Born Winfield Scott Moore III in Gadsen, Tennessee in 1931, he began playing guitar at the age of 8. On July 4, 1954 he was introduced to a 19-year-old Presley by pioneering record producer Sam Phillips.

“[Elvis] had dropped by the studio with the hope of recording something,” Moore recalled to Rolling Stone in 2010. “So Sam said, ‘Call this guy up and get him to go over to your house and see what you think of him.’ So he came to my house on the Fourth of July. It was kind of a pre-audition.”

It was a pre-audition Elvis clearly passed. The next day they recorded together at Phillip’s Sun Studios, along with bassist Bill Black. The fast and loose jam session yielded a recording of “That’s All Right (Mama).” It would become Presley’s breakthrough smash.

Moore and Black drafted drummer D.J. Fontana to become the Blue Moon Boys, the band that would accompany Presley throughout his rise to superstardom. In addition to the string of hits, the group appeared in four of Presley’s movies – Jailhouse Rock, Loving You, King Creole and G.I. Blues.

Scotty Moore and Elvis Presley
Michael Ochs Archives/Getty

Presley was drafted into the Army in 1958, and he abounded live performances upon his return two years later. This effectively ended the band, but Moore found work as a producer and studio owner. He teamed with Presley only once more, during his 1968 NBC “comeback” television special.

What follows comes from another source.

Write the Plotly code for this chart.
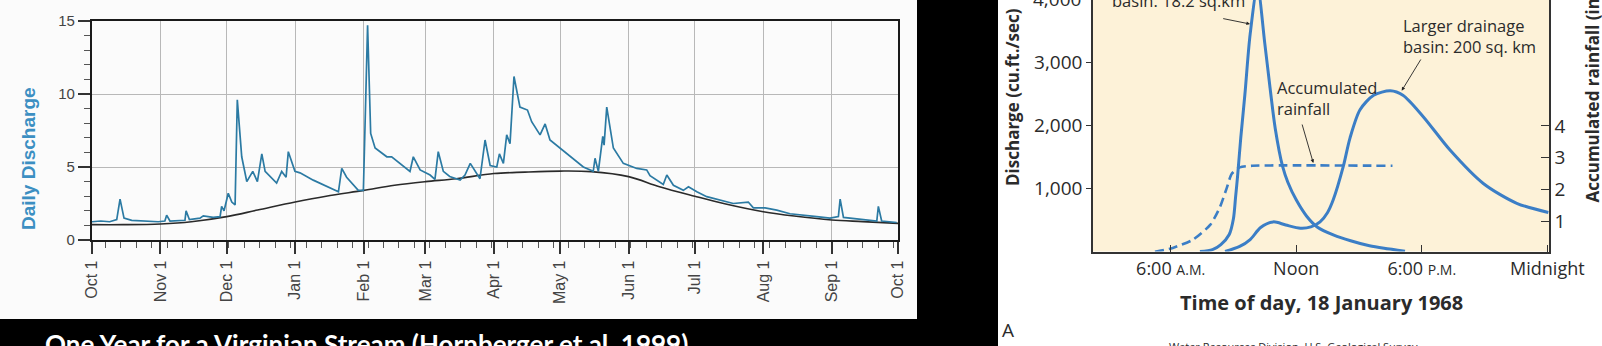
import plotly.graph_objects as go
import pandas as pd

W, H = 1602, 346
def px(x): return x / W
def py(y): return 1 - y / H

# ---------------- Left chart data (days since Oct 1) ----------------
month_labels = ["Oct 1", "Nov 1", "Dec 1", "Jan 1", "Feb 1", "Mar 1", "Apr 1",
                "May 1", "Jun 1", "Jul 1", "Aug 1", "Sep 1", "Oct 1"]
month_dates = ["1998-10-01", "1998-11-01", "1998-12-01", "1999-01-01", "1999-02-01",
               "1999-03-01", "1999-04-01", "1999-05-01", "1999-06-01", "1999-07-01",
               "1999-08-01", "1999-09-01", "1999-10-01"]

dis_day = [0, 4, 8, 11.2, 12.7, 14.5, 18, 25, 30, 33, 33.8, 35.3, 42.1, 42.6, 44.1,
           48.9, 50.4, 54.9, 58, 58.7, 59.8, 61.7, 63.3, 64.8, 65.8, 67.8, 70.1, 72.8,
           74.9, 76.9, 78.4, 83.6, 85.9, 87.9, 88.9, 91.9, 94.2, 100.2, 111.6, 113.1,
           115.3, 120.6, 122.9, 124.8, 126.2, 128.2, 130.4, 133.5, 135.7, 144, 145.5,
           148.6, 153.1, 155.3, 156.8, 159.1, 162, 166.7, 168.9, 171.3, 175.7, 178,
           180.3, 183.3, 184.5, 186.3, 187.8, 189.3, 191.1, 193.8, 197.2, 199.1, 202.9,
           205.2, 207.4, 215, 222.5, 227, 227.8, 229.3, 231.3, 231.9, 233.1, 236.1,
           240.6, 246.7, 251.2, 252.7, 258.7, 260.3, 263.3, 267.8, 270.1, 273.9, 278.4,
           290.4, 297.2, 299.5, 304.8, 310.1, 316.1, 328.2, 334.2, 338, 338.8, 340.3,
           346.3, 355.4, 356.1, 357.6, 364.4]
dis_val = [1.25, 1.3, 1.25, 1.4, 2.8, 1.5, 1.35, 1.3, 1.25, 1.3, 1.7, 1.3, 1.35, 2.0, 1.4,
           1.5, 1.65, 1.55, 1.6, 2.3, 2.0, 3.2, 2.6, 2.4, 9.6, 5.7, 4.0, 4.7,
           4.0, 5.9, 4.7, 3.9, 4.7, 4.3, 6.05, 4.7, 4.6, 4.1, 3.3, 4.9,
           4.3, 3.4, 3.4, 14.7, 7.3, 6.3, 6.05, 5.7, 5.7, 4.7, 5.7,
           4.8, 4.45, 4.15, 6.05, 4.7, 4.35, 4.1, 4.45, 5.25, 4.2, 6.85,
           5.1, 5.0, 5.9, 5.25, 7.2, 6.6, 11.2, 9.1, 8.9, 8.1, 7.2,
           7.95, 6.85, 5.9, 5.0, 4.7, 5.6, 4.7, 7.1, 6.5, 9.1, 6.3,
           5.25, 4.9, 4.8, 4.4, 3.8, 4.45, 3.75, 3.4, 3.65, 3.3, 2.97,
           2.5, 2.6, 2.2, 2.2, 2.05, 1.8, 1.6, 1.5, 1.6, 2.8, 1.55,
           1.45, 1.3, 2.3, 1.3, 1.2]

base_day = [0, 14, 31, 45, 61, 75, 92, 106, 123, 137, 151, 165, 182, 196, 212, 226,
            243, 257, 273, 287, 304, 318, 335, 349, 365]
base_val = [1.05, 1.05, 1.1, 1.25, 1.6, 2.05, 2.6, 3.0, 3.4, 3.75, 4.0, 4.2, 4.55, 4.65,
            4.72, 4.68, 4.34, 3.65, 3.0, 2.47, 1.94, 1.64, 1.37, 1.26, 1.14]

start = pd.Timestamp("1998-10-01")
dis_x = start + pd.to_timedelta(dis_day, unit="D")
base_x = start + pd.to_timedelta(base_day, unit="D")

# ---------------- Right chart data (hour of day) ----------------
small_h = [7.4, 8.0, 8.4, 8.8, 9.0, 9.1, 9.2, 9.35, 9.55, 9.8, 10.15, 10.5, 10.75, 11.0,
           11.35, 11.6, 12.0, 12.5, 13.0, 13.8, 14.6, 15.5, 16.2, 17.2]
small_q = [0, 30, 110, 270, 520, 850, 1200, 1800, 2500, 3450, 4200, 3300, 2600, 1950,
           1350, 1100, 820, 560, 390, 260, 170, 90, 50, 5]

large_h = [8.6, 9.3, 9.8, 10.3, 10.9, 11.5, 12.2, 12.7, 13.14, 13.5, 13.77, 14.25, 14.57,
           15.05, 15.7, 16.5, 17.1, 18.07, 19.35, 20.94, 22.54, 24.05]
large_q = [0, 80, 190, 380, 470, 420, 370, 390, 470, 620, 820, 1350, 1800,
           2250, 2480, 2550, 2480, 2140, 1610, 1080, 765, 620]

rain_h = [5.25, 6.1, 7.07, 7.9, 8.36, 8.68, 8.92, 9.3, 9.9, 16.6]
rain_in = [0.05, 0.17, 0.43, 0.9, 1.46, 2.05, 2.5, 2.7, 2.75, 2.75]

time_vals = [6, 12, 18, 24]
time_text = ["6:00 <span style='font-size:14px'>A.M.</span>", "Noon",
             "6:00 <span style='font-size:14px'>P.M.</span>", "Midnight"]
q_vals = [1000, 2000, 3000]
r_vals = [1, 2, 3, 4]

fig = go.Figure()
fig.add_trace(go.Scatter(x=base_x, y=base_val, mode="lines", line=dict(color="#2a2a2a", width=1.6, shape="spline"),
                         xaxis="x", yaxis="y", hoverinfo="skip"))
fig.add_trace(go.Scatter(x=dis_x, y=dis_val, mode="lines", line=dict(color="#2b7aa3", width=1.7),
                         xaxis="x", yaxis="y", hoverinfo="skip"))

blue = "#3b7ec6"
fig.add_trace(go.Scatter(x=small_h, y=small_q, mode="lines", line=dict(color=blue, width=3, shape="spline", smoothing=0.8),
                         xaxis="x2", yaxis="y2"))
fig.add_trace(go.Scatter(x=large_h, y=large_q, mode="lines", line=dict(color=blue, width=3, shape="spline", smoothing=0.8),
                         xaxis="x2", yaxis="y2"))
fig.add_trace(go.Scatter(x=rain_h, y=rain_in, mode="lines", line=dict(color=blue, width=2.6, dash="9px,5px", shape="spline", smoothing=0.6),
                         xaxis="x2", yaxis="y3"))

font_l = "Liberation Sans, Arial, sans-serif"
font_r = "Open Sans, sans-serif"
font_t = "Lato, sans-serif"
dark = "#2b2b2b"

fig.update_layout(
    width=W, height=H, margin=dict(l=0, r=0, t=0, b=0, pad=0, autoexpand=False),
    paper_bgcolor="#000000", plot_bgcolor="rgba(0,0,0,0)", showlegend=False,
    xaxis=dict(domain=[px(92), px(898)], anchor="y", type="date", automargin=False,
               range=["1998-10-01", "1999-10-01"], tickmode="array",
               tickvals=month_dates, ticktext=month_labels, tickangle=-90,
               ticks="outside", ticklen=12, tickwidth=1.5, tickcolor="#333",
               showgrid=True, gridcolor="#b8b8b8", gridwidth=1,
               showline=True, mirror=True, linecolor="#1a1a1a", linewidth=2.2,
               tickfont=dict(family=font_l, size=16, color="#444"),
               minor=dict(ticks="outside", ticklen=6, tickwidth=1.2, tickcolor="#555",
                          dtick=7 * 86400000, tick0="1998-10-07", showgrid=False),
               zeroline=False),
    yaxis=dict(domain=[py(240), py(21)], anchor="x", range=[0, 15], automargin=False,
               tickmode="array", tickvals=[0, 5, 10, 15],
               ticks="outside", ticklen=12, tickwidth=1.5, tickcolor="#333",
               showgrid=True, gridcolor="#b8b8b8", gridwidth=1,
               showline=True, mirror=True, linecolor="#1a1a1a", linewidth=2.2,
               tickfont=dict(family=font_l, size=15, color="#444"),
               minor=dict(ticks="outside", ticklen=6, tickwidth=1.2, tickcolor="#555", dtick=1, showgrid=False),
               zeroline=False),
    xaxis2=dict(domain=[px(1093), px(1549)], anchor="y2", range=[2.29, 24.08], automargin=False,
                tickmode="array", tickvals=time_vals, ticktext=time_text,
                ticks="inside", ticklen=7, tickwidth=1.3, tickcolor="#333",
                showgrid=False, zeroline=False, showline=True, linecolor="#333", linewidth=1.5,
                tickfont=dict(family=font_r, size=18, color=dark)),
    yaxis2=dict(domain=[py(251.5), 1], anchor="x2", range=[0, 3992], automargin=False,
                tickmode="array", tickvals=q_vals, ticktext=["1,000", "2,000", "3,000"],
                ticks="outside", ticklen=5, tickwidth=1.3, tickcolor="#333",
                showgrid=False, zeroline=False, showline=True, linecolor="#333", linewidth=1.5,
                tickfont=dict(family=font_r, size=19, color=dark)),
    yaxis3=dict(overlaying="y2", anchor="x2", side="right", range=[0.057, 7.958], automargin=False,
                tickmode="array", tickvals=r_vals,
                ticks="inside", ticklen=8, tickwidth=1.3, tickcolor="#333",
                showgrid=False, zeroline=False, showline=True, linecolor="#333", linewidth=1.5,
                tickfont=dict(family=font_r, size=19, color=dark)),
)

shapes = [
    dict(type="rect", xref="paper", yref="paper", x0=0, x1=px(917), y0=py(319), y1=1,
         fillcolor="#fbfbfb", line=dict(width=0), layer="below"),
    dict(type="rect", xref="paper", yref="paper", x0=px(998), x1=1, y0=0, y1=1,
         fillcolor="#ffffff", line=dict(width=0), layer="below"),
    dict(type="rect", xref="paper", yref="paper", x0=px(1093), x1=px(1549), y0=py(251.5), y1=1,
         fillcolor="#fdf2d8", line=dict(width=0), layer="below"),
]
fig.update_layout(shapes=shapes)

ann = []
def note(text, x, y, size, color=dark, family=font_r, angle=0, xa="center", ya="middle", align="center"):
    ann.append(dict(text=text, x=px(x), y=py(y), xref="paper", yref="paper", xanchor=xa, yanchor=ya,
                    textangle=angle, align=align, showarrow=False,
                    font=dict(family=family, size=size, color=color)))

note("<b>Daily Discharge</b>", 28, 159, 19, color="#3c8fc2", family=font_l, angle=-90)
note("<b>One Year for a Virginian Stream (Hornberger et al. 1999)</b>", 43, 326, 26, color="#ffffff",
     family=font_t, xa="left", ya="top")
note("4,000", 1083, -1, 19, xa="right")
note("<b>Discharge (cu.ft./sec)</b>", 1012, 97, 17, angle=-90)
note("<b>Accumulated rainfall (in.)</b>", 1592, 205, 17, angle=-90, ya="bottom")
note("<b>Time of day, 18 January 1968</b>", 1321, 302, 20)
note("A", 1008, 330, 19)
note("Water Resources Division, U.S. Geological Survey", 1167, 337, 11, xa="left", ya="top")
note("Smaller drainage<br>basin: 18.2 sq.km", 1110, 14, 16.5, xa="left", ya="bottom", align="left")
note("Larger drainage<br>basin: 200 sq. km", 1401, 36, 16.5, xa="left", align="left")
note("Accumulated<br>rainfall", 1275, 98, 16.5, xa="left", align="left")

# pointer arrows (head, tail in pixels)
for (hx, hy, tx, ty) in [(1250, 24, 1221.7, 18.3), (1401.7, 90.7, 1421.7, 58), (1313.3, 163, 1301.7, 123)]:
    ann.append(dict(text="", x=px(hx), y=py(hy), xref="paper", yref="paper", ax=tx - hx, ay=ty - hy,
                    showarrow=True, arrowhead=2, arrowsize=0.8, arrowwidth=0.9, arrowcolor="#222"))
fig.update_layout(annotations=ann)

fig.write_html("out.html")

His guitar work influenced countless rock icons. Tributes continue to pour in from industry figures, including Billy Idol, Bryan Adams, Joe Satriani, and other.

Presley’s former wife, Priscilla Presley, paid tribute to Moore in a statement Tuesday night. “Elvis loved Scotty dearly and treasured those amazing years together, both in the studio and on the road. Scotty was an amazing musician and a legend in his own right. The incredible music that Scotty and Elvis made together will live forever and influence generations to come.”

Moore was inducted into the Rock and Roll Hall of Fame in 2000. It was the first year that the institution honored sidemen, categorized as “those musicians who have spent their careers out of the spotlight, performing as backup musicians for major artists on recording sessions and in concert.”